White House: We're inviting Putin to Washington for another summit this fall

One smart thing Trump could do this fall to make voters forget all of this Russia business before the midterms is, errrrrrrrrrrrrr, invite Putin to the White House shortly before the vote. Dan Coats, ostensibly the man in charge of U.S. intelligence, got the news live on the air while being interviewed in Aspen today and seemed as surprised as any of us are:

Very confidence-building, baby. But yes, this is really happening: After the Humiliation in Helsinki, Trump’s decided that not only does he want another photo op with Putin, he wants to hand him the honor of a White House visit.

In theory that could work. Trump welcomes him to the capital, does the grip-and-grin, then impresses everyone with a show of support for U.S. intelligence by stressing to Putin’s face that he blames him for the 2016 interference and warning him not to do anything before the midterms. (Too late, according to BuzzFeed.) In practice, though? C’mon, we’ve all had crushes. It’s impossible to be chill when the apple of your eye is standing right there next to you. It’s destined to be another back-slapping session. All it’ll take to cement the disastrous optics of that meeting is Mueller releasing his report on obstruction shortly before or after and accusing Trump of a crime. If you thought it was awkward for Russian intelligence agents to be indicted a few days before the summit last week, imagine Trump getting accused of obstruction right before a White House sitdown with Putin.

The tsar allegedly floated an interesting idea to him during their private chat in Finland:

Vladimir Putin told Russian diplomats that he made a proposal to Donald Trump at their summit this week to hold a referendum to help resolve the conflict in eastern Ukraine, but agreed not to disclose the plan publicly so the U.S. president could consider it, according to two people who attended Putin’s closed-door speech on Thursday…

Putin’s proposal will alarm Ukrainian officials after Trump last week appeared to leave open the possibility of recognizing Russia’s 2014 annexation of Crimea, which triggered the crisis that led to fighting in eastern Ukraine’s Donetsk and Luhansk regions. Ukraine has offered the areas autonomy under its rule and backs the deployment of international peacekeepers in the region…

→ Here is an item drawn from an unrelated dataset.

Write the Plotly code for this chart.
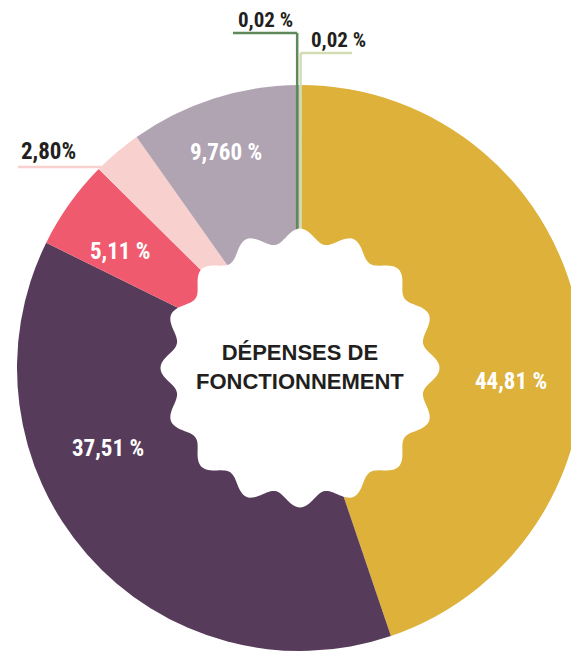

Leaders of so-called rebel republics in Donetsk and Luhansk held referendums in May 2014 that declared independence. The votes were rejected as illegal by the U.S. and the European Union, while Ukraine called them a “farce.” Russia said at the time that it “respects” the votes, which showed as much as 96 percent support for breaking away from Ukraine.

Very clever. Between this and the proposal about letting U.S. intelligence question the 12 Russian agents indicted by Mueller if Russia can question Mike McFaul, it’s increasingly clear that Putin’s goal at the summit was to raise proposals which he knew would appeal to Trump but would horrify the American diplomatic and intelligence ranks. He chose to sow division, as usual, by playing on the ideological fault lines between the strongman president and his anti-strongman staff. A U.S. natsec official would vomit at the idea of ransoming McFaul to Russian fascists but Putin knew that targeting one of Obama’s own ambassadors would play into Trump’s own anti-Obama inclinations. Same with the idea of a separatist referendum in Ukraine. Cementing a precedent in which Russia can invade a neighbor’s sovereign territory and then get the locals to “agree” under threat to join the Russian Federation “voluntarily” would be a disaster, like blessing the Anschluss as democratically legitimate. (Putin likes German precedents in his territory grabs. One of his arguments for seizing Crimea was that there are many ethnic Russians there, a Russian Sudetenland.) It would also require trusting Russian election administrators to count the votes fairly, just in case the threat of being shot by Moscow-backed separatists wasn’t enough to get the locals to vote the right way. It’s farcical. Okay the process in Ukraine and maybe Putin might consider trying it out in a few years in, er, Montenegro.

But Trump would probably dig it. He admires “strength” and what could be stronger than taking your weaker neighbor’s land? If a patina of democracy can be lent to it via a referendum, so much the better. (He’s mentioned before when asked about Putin’s seizure of Crimea that, from what he understands, Crimeans prefer to be part of Russia.) Putin probably explained it to him in terms of Iraq: If the United States could invade there and let Iraqis choose their own government, surely eastern Ukrainians deserve the right to choose whether to be swallowed by Russia. Now Bolton and Pompeo, who doubtless just got done explaining why we can’t trade Mike McFaul, are going to have to explain why this won’t work either.

I’ll leave you with Coats — again, the man atop the U.S. intelligence pyramid — admitting that he still has not a clue about what promises were made or ideas raised between the president and the head of Russia when they were face to face last week. Exit quotation: “Sources close to Trump tell Axios that they’re already speculating about whether Trump ends up firing Coats.”